===== Raw data =====
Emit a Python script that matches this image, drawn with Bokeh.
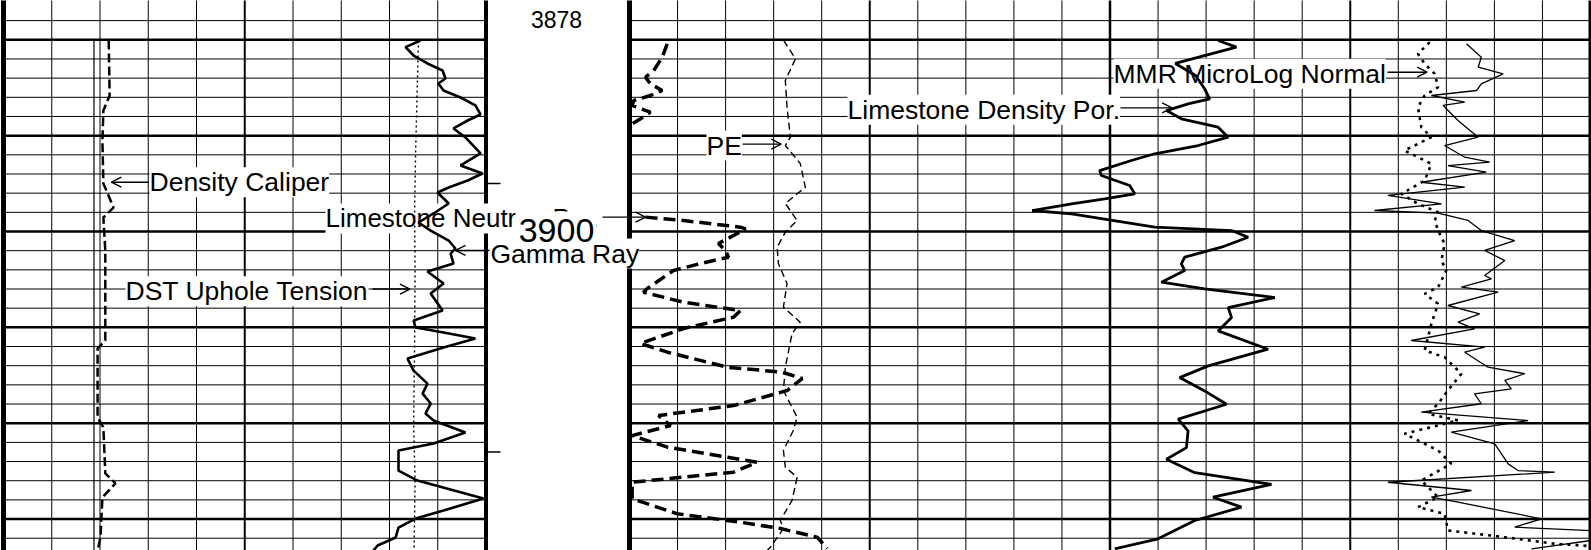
import numpy as np
from bokeh.plotting import figure
from bokeh.models import Range1d, Label, Arrow, OpenHead, BoxAnnotation
from bokeh.embed import file_html
from bokeh.resources import INLINE

# ---------------- data (depth in ft, curve values in their units) ----------------
GR_DEPTH = [3880.07, 3880.77, 3881.64, 3882.47, 3883.2, 3884.04, 3884.56, 3885.29, 3886.02, 3886.85,
            3887.79, 3888.42, 3889.25, 3890.19, 3891.86, 3893.11, 3893.95, 3894.68, 3895.41, 3895.93,
            3897.08, 3898.12, 3899.06, 3899.9, 3900.94, 3901.77, 3902.3, 3903.34, 3904.17, 3905.43,
            3906.47, 3908.24, 3909.29, 3910.02, 3910.54, 3911.17, 3912.11, 3913.26, 3914.51, 3915.87,
            3916.91, 3917.95, 3918.99, 3919.72, 3920.97, 3922.12, 3922.85, 3924.94, 3925.98, 3927.86,
            3929.11, 3929.95, 3930.89, 3931.93, 3932.76, 3933.28]
GR = [129.6, 125.0, 127.5, 131.8, 136.5, 137.4, 135.2, 136.8, 142.1, 146.7,
      148.3, 144.3, 139.9, 143.6, 148.3, 142.1, 148.9, 144.3, 138.4, 134.9,
      138.4, 133.7, 129.0, 132.8, 138.4, 140.5, 139.0, 139.9, 131.8, 136.8,
      132.8, 136.5, 127.5, 128.1, 136.8, 146.7, 136.8, 125.6, 127.5, 131.8,
      130.3, 132.8, 131.2, 133.7, 143.6, 133.7, 122.8, 122.8, 128.7, 149.2,
      136.8, 128.1, 122.8, 121.9, 116.3, 115.0]

CAL_DEPTH = [3880.07, 3885.81, 3887.38, 3890.5, 3894.99, 3897.5, 3898.54, 3901.98, 3911.37, 3912.2,
             3919.4, 3920.44, 3925.24, 3926.28, 3927.74, 3931.91, 3933.28]
CAL = [8.18, 8.20, 8.07, 8.05, 8.07, 8.28, 8.07, 8.11, 8.11, 7.95,
       7.95, 8.07, 8.11, 8.32, 8.05, 8.01, 7.95]

BS_DEPTH = [3880.0, 3933.3]
BS = [7.875, 7.875]

TENS_DEPTH = [3880.07, 3886.0, 3892.0, 3898.0, 3904.0, 3912.0, 3920.0, 3926.0, 3933.28]
TENS = [8600, 8570, 8540, 8520, 8530, 8520, 8500, 8530, 8510]

NPHI_DEPTH = [3880.42, 3881.82, 3883.2, 3883.9, 3884.59, 3885.29, 3885.81, 3886.33, 3886.85, 3887.55,
              3888.24, 3888.76, 3889.0, 3893.0, 3898.5, 3898.85, 3899.55, 3899.72, 3900.42, 3901.25,
              3901.98, 3902.68, 3903.34, 3904.07, 3905.95, 3906.33, 3907.38, 3908.24, 3908.94, 3910.12,
              3911.68, 3912.59, 3914.16, 3914.68, 3915.34, 3916.59, 3918.16, 3919.2, 3920.24, 3921.29,
              3922.5, 3924.07, 3925.11, 3926.16, 3927.89, 3929.45, 3930.33, 3930.99, 3931.89, 3933.07]
NPHI = [28.43, 28.64, 28.99, 29.33, 29.13, 28.64, 29.13, 29.82, 29.89, 29.13,
        29.54, 29.89, 30.0, np.nan, 29.33, 27.75, 25.38, 25.17, 25.67, 26.3,
        26.0, 25.88, 27.04, 28.17, 29.26, 29.42, 27.75, 25.38, 25.67, 27.75,
        29.54, 28.42, 25.92, 23.64, 22.81, 23.44, 25.67, 28.79, 28.29, 29.89,
        28.42, 24.69, 25.67, 29.89, 29.89, 28.01, 25.38, 23.72, 22.19, 21.77]

PE_DEPTH = [3880.07, 3881.98, 3884.25, 3887.03, 3890.16, 3891.03, 3892.9, 3895.38, 3897.08, 3898.85,
            3900.07, 3901.64, 3903.34, 3905.43, 3907.9, 3909.46, 3910.64, 3914.16, 3916.59, 3919.37,
            3920.76, 3922.85, 3924.59, 3925.63, 3928.06, 3930.15, 3930.99, 3932.94, 3933.28]
PE = [6.41, 6.9, 6.48, 6.55, 6.69, 6.48, 7.1, 7.31, 6.48, 6.97,
      6.48, 6.14, 6.19, 6.55, 6.4, 7.1, 6.76, 6.48, 6.4, 6.97,
      6.81, 6.4, 6.48, 6.97, 6.76, 6.27, 6.4, 5.86, 5.72]

DPHI_DEPTH = [3880.07, 3880.77, 3882.47, 3883.72, 3885.08, 3886.16, 3886.68, 3887.38, 3888.24, 3889.12,
              3890.16, 3891.03, 3891.89, 3892.59, 3893.64, 3894.16, 3895.2, 3896.07, 3896.59, 3897.11,
              3897.81, 3898.15, 3899.55, 3899.9, 3900.6, 3901.64, 3902.68, 3903.37, 3904.07, 3905.29,
              3905.98, 3906.89, 3907.94, 3908.98, 3910.37, 3912.28, 3914.02, 3915.24, 3916.63, 3918.02,
              3919.58, 3920.8, 3922.55, 3923.76, 3925.16, 3926.37, 3927.72, 3928.76, 3930.15, 3932.06,
              3933.1]
DPHI = [5.5, 4.74, 7.28, 6.44, 6.07, 5.85, 6.75, 7.65, 7.03, 5.5,
        5.08, 6.33, 8.14, 9.11, 10.43, 10.36, 9.18, 8.97, 10.22, 11.6,
        13.24, 11.6, 8.14, 4.94, 4.25, 5.36, 6.89, 7.03, 6.89, 7.86,
        6.06, 3.14, 5.08, 4.94, 5.5, 3.42, 5.91, 7.1, 6.06, 5.15,
        7.16, 6.75, 6.82, 7.65, 6.47, 3.28, 5.71, 4.53, 6.47, 8.0,
        9.8]

MNOR_DEPTH = [3880.25, 3881.46, 3882.5, 3883.55, 3884.95, 3885.81, 3887.03, 3889.12, 3890.16, 3891.55,
              3892.59, 3892.94, 3894.68, 3896.07, 3897.11, 3897.99, 3898.85, 3899.9, 3901.28, 3903.03,
              3904.07, 3905.81, 3906.5, 3907.54, 3909.63, 3912.41, 3913.11, 3914.84, 3916.58, 3917.97,
              3919.01, 3919.71, 3921.1, 3922.84, 3924.23, 3925.97, 3927.72, 3928.76, 3929.45, 3931.19,
              3931.89, 3932.58, 3932.9]
MNOR = [13.3, 12.81, 13.09, 13.51, 13.65, 13.09, 12.81, 12.95, 13.37, 12.25,
        13.09, 13.37, 13.09, 12.12, 12.81, 13.65, 13.51, 13.65, 13.92, 13.79,
        13.99, 13.65, 13.09, 13.65, 13.37, 13.09, 13.92, 14.62, 14.06, 13.65,
        13.23, 14.48, 12.25, 13.65, 14.2, 12.95, 13.65, 12.81, 13.92, 14.06,
        16.43, 18.51, 20.5]

MINV_DEPTH = [3880.42, 3881.82, 3882.86, 3883.55, 3884.59, 3885.29, 3885.81, 3886.51, 3886.85, 3888.42,
              3890.16, 3891.03, 3892.25, 3892.77, 3893.12, 3893.81, 3894.86, 3895.38, 3896.24, 3897.11,
              3897.81, 3898.09, 3898.85, 3899.9, 3900.94, 3901.98, 3903.03, 3904.59, 3904.94, 3905.81,
              3906.33, 3907.72, 3908.59, 3909.46, 3910.15, 3911.37, 3912.07, 3912.59, 3914.16, 3914.84,
              3915.54, 3916.41, 3916.93, 3917.97, 3918.85, 3919.72, 3920.94, 3922.15, 3924.24, 3924.94,
              3925.11, 3926.16, 3927.02, 3927.72, 3928.24, 3929.97, 3930.85, 3931.37, 3931.9, 3933.1]
MINV = [14.83, 15.45, 15.32, 16.36, 15.45, 15.25, 13.37, 14.76, 13.86, 14.48,
        15.32, 13.92, 14.76, 15.8, 14.06, 15.66, 12.95, 14.76, 11.56, 13.79,
        11.0, 13.65, 14.9, 15.45, 16.84, 15.59, 16.43, 15.59, 15.87, 14.62,
        16.15, 14.06, 15.38, 14.48, 15.17, 12.53, 15.59, 14.76, 15.73, 17.26,
        16.43, 16.7, 15.17, 15.45, 12.95, 17.4, 14.2, 16.01, 16.57, 16.98,
        18.51, 11.56, 15.04, 13.37, 14.48, 17.96, 16.84, 21.5, 21.0, 17.54]

GRID_MINOR_FT = 2
GRID_MAJOR_FT = 10
DEPTH_TICKS = [3895, 3923]
DEPTH_LABELS = [("3878", 3877.9), ("3900", 3899.9)]

# ---------------- layout ----------------
W, H = 1591, 550
TOP_D, BOT_D = 3875.9, 3933.28
T1 = (3.0, 485.5)
T2 = (629.0, 1110.0)
T3 = (1110.0, 1590.0)
T23 = (629.0, 1590.0)

p = figure(width=W, height=H, output_backend="svg", toolbar_location=None,
           x_range=Range1d(0, W), y_range=Range1d(BOT_D, TOP_D),
           x_axis_location=None, y_axis_location=None, min_border=0,
           outline_line_color=None, background_fill_color="white",
           border_fill_color="white")
p.grid.visible = False


def scale_range(a, b, span):
    L, R = span
    k = (b - a) / (R - L)
    return Range1d(start=a - L * k, end=a + (W - L) * k)


p.extra_x_ranges = {
    "t1": scale_range(0, 10, T1),
    "t23": scale_range(0, 20, T23),
    "gr": scale_range(0, 150, T1),
    "cal": scale_range(6, 16, T1),
    "tens": scale_range(0, 10000, T1),
    "por": scale_range(30, -10, T23),
    "pe": scale_range(0, 20, T2),
    "ml": scale_range(0, 20, T3),
}


def px_of(rname, v):
    r = p.extra_x_ranges[rname]
    return (v - r.start) / (r.end - r.start) * W


# ---------------- grid ----------------
depths = np.arange(3878, 3934, GRID_MINOR_FT)
thin_d = [float(d) for d in depths if d % GRID_MAJOR_FT]
thick_d = [float(d) for d in depths if d % GRID_MAJOR_FT == 0]
for tr, nd in (("t1", 10), ("t23", 20)):
    p.segment(x0=0, x1=nd, y0=thin_d, y1=thin_d, x_range_name=tr,
              line_color="black", line_width=1, level="image")
    p.segment(x0=0, x1=nd, y0=thick_d, y1=thick_d, x_range_name=tr,
              line_color="black", line_width=2.5, level="image")

yt, yb = TOP_D - 1, BOT_D + 1
thin_v1 = [1, 2, 3, 4, 6, 7, 8, 9]
p.segment(x0=thin_v1, x1=thin_v1, y0=yt, y1=yb, x_range_name="t1",
          line_color="black", line_width=1, level="image")
p.segment(x0=[5], x1=[5], y0=yt, y1=yb, x_range_name="t1",
          line_color="black", line_width=2, level="image")
p.segment(x0=[0], x1=[0], y0=yt, y1=yb, x_range_name="t1",
          line_color="black", line_width=5, level="image")
p.segment(x0=[10], x1=[10], y0=yt, y1=yb, x_range_name="t1",
          line_color="black", line_width=4, level="image")
thin_v23 = [i for i in range(1, 20) if i % 5]
p.segment(x0=thin_v23, x1=thin_v23, y0=yt, y1=yb, x_range_name="t23",
          line_color="black", line_width=1, level="image")
p.segment(x0=[5, 15], x1=[5, 15], y0=yt, y1=yb, x_range_name="t23",
          line_color="black", line_width=2, level="image")
p.segment(x0=[10], x1=[10], y0=yt, y1=yb, x_range_name="t23",
          line_color="black", line_width=2.5, level="image")
p.segment(x0=[0], x1=[0], y0=yt, y1=yb, x_range_name="t23",
          line_color="black", line_width=5, level="image")
p.segment(x0=[20], x1=[20], y0=yt, y1=yb, x_range_name="t23",
          line_color="black", line_width=4, level="image")
p.segment(x0=10, x1=10.3, y0=DEPTH_TICKS, y1=DEPTH_TICKS, x_range_name="t1",
          line_color="black", line_width=1.5, level="image")

# ---------------- labels ----------------
FONT = "Liberation Sans"


def add_label(text, x, depth, size="26.5px", align="left", level="underlay", bg="white"):
    lab = Label(x=x, y=depth, text=text, text_font=FONT, text_font_size=size,
                text_baseline="middle", text_align=align, text_color="black",
                background_fill_color=bg, level=level)
    p.add_layout(lab)


add_label("Density Caliper", 149, 3894.86)
add_label("DST Uphole Tension", 125, 3906.23)
add_label("Limestone Neutron Por.", 325, 3898.64, size="26px")
add_label("Gamma Ray", 490, 3902.3)
add_label("PE", 706, 3891.03)
add_label("Limestone Density Por.", 847, 3887.3)
add_label("MMR MicroLog Normal", 1113, 3883.55)

p.add_layout(BoxAnnotation(left=515, right=596, top=3897.92, bottom=3901.2,
                           fill_color="white", fill_alpha=1, line_color=None,
                           level="annotation"))
for txt, d in DEPTH_LABELS:
    add_label(txt, 556, d,
              size="34px" if txt == "3900" else "23px",
              align="center", level="annotation", bg=None)

# ---------------- curves ----------------
p.line(BS, BS_DEPTH, x_range_name="cal", line_color="black", line_width=1.2)
p.line(CAL, CAL_DEPTH, x_range_name="cal", line_color="black", line_width=2.5,
       line_dash="9 4")
p.line(TENS, TENS_DEPTH, x_range_name="tens", line_color="black", line_width=1.4,
       line_dash="2 3")
p.line(GR, GR_DEPTH, x_range_name="gr", line_color="black", line_width=2.6)
p.line(NPHI, NPHI_DEPTH, x_range_name="por", line_color="black", line_width=3.5,
       line_dash="12 6")
p.line(PE, PE_DEPTH, x_range_name="pe", line_color="black", line_width=1.4,
       line_dash="7 4")
p.line(DPHI, DPHI_DEPTH, x_range_name="por", line_color="black", line_width=2.8)
p.line(MNOR, MNOR_DEPTH, x_range_name="ml", line_color="black", line_width=2.6,
       line_dash="3 5")
p.line(MINV, MINV_DEPTH, x_range_name="ml", line_color="black", line_width=1.3)


# ---------------- arrows ----------------
def add_arrow(x_start, depth, rname, xs, ys, gap):
    v = float(np.interp(depth, [d for d, x in zip(ys, xs) if x == x],
                        [x for x in xs if x == x]))
    x_end = px_of(rname, v) + gap
    p.add_layout(Arrow(x_start=x_start, y_start=depth, x_end=x_end, y_end=depth,
                       line_color="black", line_width=1.4,
                       end=OpenHead(size=10, line_color="black", line_width=1.4)))


add_arrow(148, 3894.86, "cal", CAL, CAL_DEPTH, 8)
add_arrow(372, 3906.0, "tens", TENS, TENS_DEPTH, -5)
add_arrow(602, 3898.5, "por", NPHI, NPHI_DEPTH, 0)
add_arrow(489, 3901.98, "gr", GR, GR_DEPTH, 2)
add_arrow(742, 3890.88, "pe", PE, PE_DEPTH, -5)
add_arrow(1120, 3887.1, "por", DPHI, DPHI_DEPTH, -3)
add_arrow(1387, 3883.38, "ml", MNOR, MNOR_DEPTH, -6)

open("out.html", "w").write(file_html(p, INLINE))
=====
_What is needed_: Reproduce only the lines from the beginning of the data through the line that contains "from bokeh.resources import INLINE", both included, and please drop the pictures.

_Exercise result_:
Emit a Python script that matches this image, drawn with Bokeh.
import numpy as np
from bokeh.plotting import figure
from bokeh.models import Range1d, Label, Arrow, OpenHead, BoxAnnotation
from bokeh.embed import file_html
from bokeh.resources import INLINE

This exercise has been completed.